Marty, Tony and I all give Ben Affleck and “The Accountant” a solid A for Action, Dialogue, Subtle Humor, Supporting Cast, Surprising Plot Twists, Realistic and Justified Violence and especially The Film’s theme and message.

Ben Affleck was fully in “character” as Christian Wolff – an adult living the story of a child who was born with Asperger’s Syndrome, a form of high functioning Autism. This developmental disorder is characterized in people who are high functioning, driven, exhibit a strong personal moral code, are mathematically inclined, become anxious when a task is not completed, avoid social interaction, struggle with non-verbal communication – yet they desire to be in relationships but often lack the skills to do so. Ben never broke character – even when I really wanted him to.

At this point you may be thinking of “Rain Man” and what a wonderful and liberal movie of redemption this might be. Guess again theater goer! This film uses a technique that I usually don’t care for – Flashbacks – to effectively piece together the story of how an odd kid wound up being a Forensic Accountant dealing with some of the world’s most dangerous characters – with exceptionally high compensation. In part because of his disorder – but primarily because of the extreme methods his Father used to help Chris learn to deal with the real world – Chris became a super efficient instrument of violence and death when his moral code was violated.

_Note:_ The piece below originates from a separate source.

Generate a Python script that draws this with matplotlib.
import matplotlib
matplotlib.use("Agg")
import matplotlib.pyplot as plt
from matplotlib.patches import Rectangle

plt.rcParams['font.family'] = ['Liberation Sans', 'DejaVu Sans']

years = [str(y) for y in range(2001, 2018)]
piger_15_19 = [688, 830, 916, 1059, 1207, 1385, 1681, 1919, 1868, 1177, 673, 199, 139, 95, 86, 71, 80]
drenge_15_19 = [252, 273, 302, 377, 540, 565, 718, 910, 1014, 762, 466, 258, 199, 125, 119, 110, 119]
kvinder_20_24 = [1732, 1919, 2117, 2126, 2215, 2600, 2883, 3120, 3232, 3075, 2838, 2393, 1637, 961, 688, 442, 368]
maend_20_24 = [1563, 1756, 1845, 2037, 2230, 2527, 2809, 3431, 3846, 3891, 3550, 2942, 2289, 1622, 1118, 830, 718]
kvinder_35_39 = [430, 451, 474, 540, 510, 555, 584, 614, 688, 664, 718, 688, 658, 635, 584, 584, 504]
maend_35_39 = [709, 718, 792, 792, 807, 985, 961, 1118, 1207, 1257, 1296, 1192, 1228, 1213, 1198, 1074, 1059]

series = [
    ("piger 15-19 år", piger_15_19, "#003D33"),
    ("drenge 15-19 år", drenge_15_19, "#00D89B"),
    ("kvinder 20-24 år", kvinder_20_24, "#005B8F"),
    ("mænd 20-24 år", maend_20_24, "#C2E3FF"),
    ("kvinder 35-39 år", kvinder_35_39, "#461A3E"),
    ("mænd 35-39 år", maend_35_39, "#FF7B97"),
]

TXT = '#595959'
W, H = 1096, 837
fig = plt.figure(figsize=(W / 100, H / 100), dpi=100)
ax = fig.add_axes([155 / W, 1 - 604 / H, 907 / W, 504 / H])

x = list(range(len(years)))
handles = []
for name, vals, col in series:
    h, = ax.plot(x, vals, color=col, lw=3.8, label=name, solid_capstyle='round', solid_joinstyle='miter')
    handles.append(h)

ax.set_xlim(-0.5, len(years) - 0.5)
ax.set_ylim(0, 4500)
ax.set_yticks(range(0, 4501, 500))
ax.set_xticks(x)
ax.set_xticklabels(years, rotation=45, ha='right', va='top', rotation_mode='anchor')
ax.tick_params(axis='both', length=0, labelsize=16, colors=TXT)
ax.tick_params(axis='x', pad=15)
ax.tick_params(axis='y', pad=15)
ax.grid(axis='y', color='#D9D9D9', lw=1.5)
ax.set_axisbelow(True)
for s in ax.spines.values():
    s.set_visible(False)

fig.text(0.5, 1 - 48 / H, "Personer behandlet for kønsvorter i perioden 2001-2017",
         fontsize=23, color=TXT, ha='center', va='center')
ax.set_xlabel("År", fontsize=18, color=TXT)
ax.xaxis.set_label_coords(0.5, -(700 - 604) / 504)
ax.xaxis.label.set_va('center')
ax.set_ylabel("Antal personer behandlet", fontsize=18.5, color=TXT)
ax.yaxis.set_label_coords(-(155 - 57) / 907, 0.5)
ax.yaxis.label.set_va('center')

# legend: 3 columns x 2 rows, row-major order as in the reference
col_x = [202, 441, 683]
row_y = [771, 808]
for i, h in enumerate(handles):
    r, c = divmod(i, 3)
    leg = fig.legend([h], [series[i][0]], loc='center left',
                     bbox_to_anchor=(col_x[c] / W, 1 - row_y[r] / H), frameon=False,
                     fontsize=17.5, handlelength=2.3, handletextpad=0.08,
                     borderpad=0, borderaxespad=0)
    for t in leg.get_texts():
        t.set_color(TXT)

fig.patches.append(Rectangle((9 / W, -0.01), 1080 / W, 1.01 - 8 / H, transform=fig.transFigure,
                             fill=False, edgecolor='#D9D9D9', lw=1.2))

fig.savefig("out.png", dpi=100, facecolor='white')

The film moves back and forth between the story of a US Treasury Agent (J.K. Simmons) and his dedicated and emotionally complicated Assistant (Cynthia Robinson) hunting down The Accountant – Chris’s work for a corporation whose Junior Accountant (Anna Kendrick) uncovered some discrepancies – and a significant amount of bad guys who violated Chris’s moral code and or threatened his almost new friend Anna having their bodies beaten, broken and quite often their lives very realistically terminated. Arnold would have been proud! But some of you will find the violence too much. Tony and I enjoyed seeing the bad guys get what they deserved and often accompanied by some subtle and clever one liner – executed with good timing by Affleck.

Throw in a small but well acted part as a mentor by Jeffrey Tambor – non stop action and at least two plot twists I never saw coming we strongly recommend you see The Accountant. We are looking forward to buying it when it comes out on DVR so we can listen more carefully to the dialogue and cynical humor during much of the violence. That said will you miss a lot if you wait for home viewing? No – just delayed enjoyment – but there are very few special effects, if any, that must be seen on the big screen.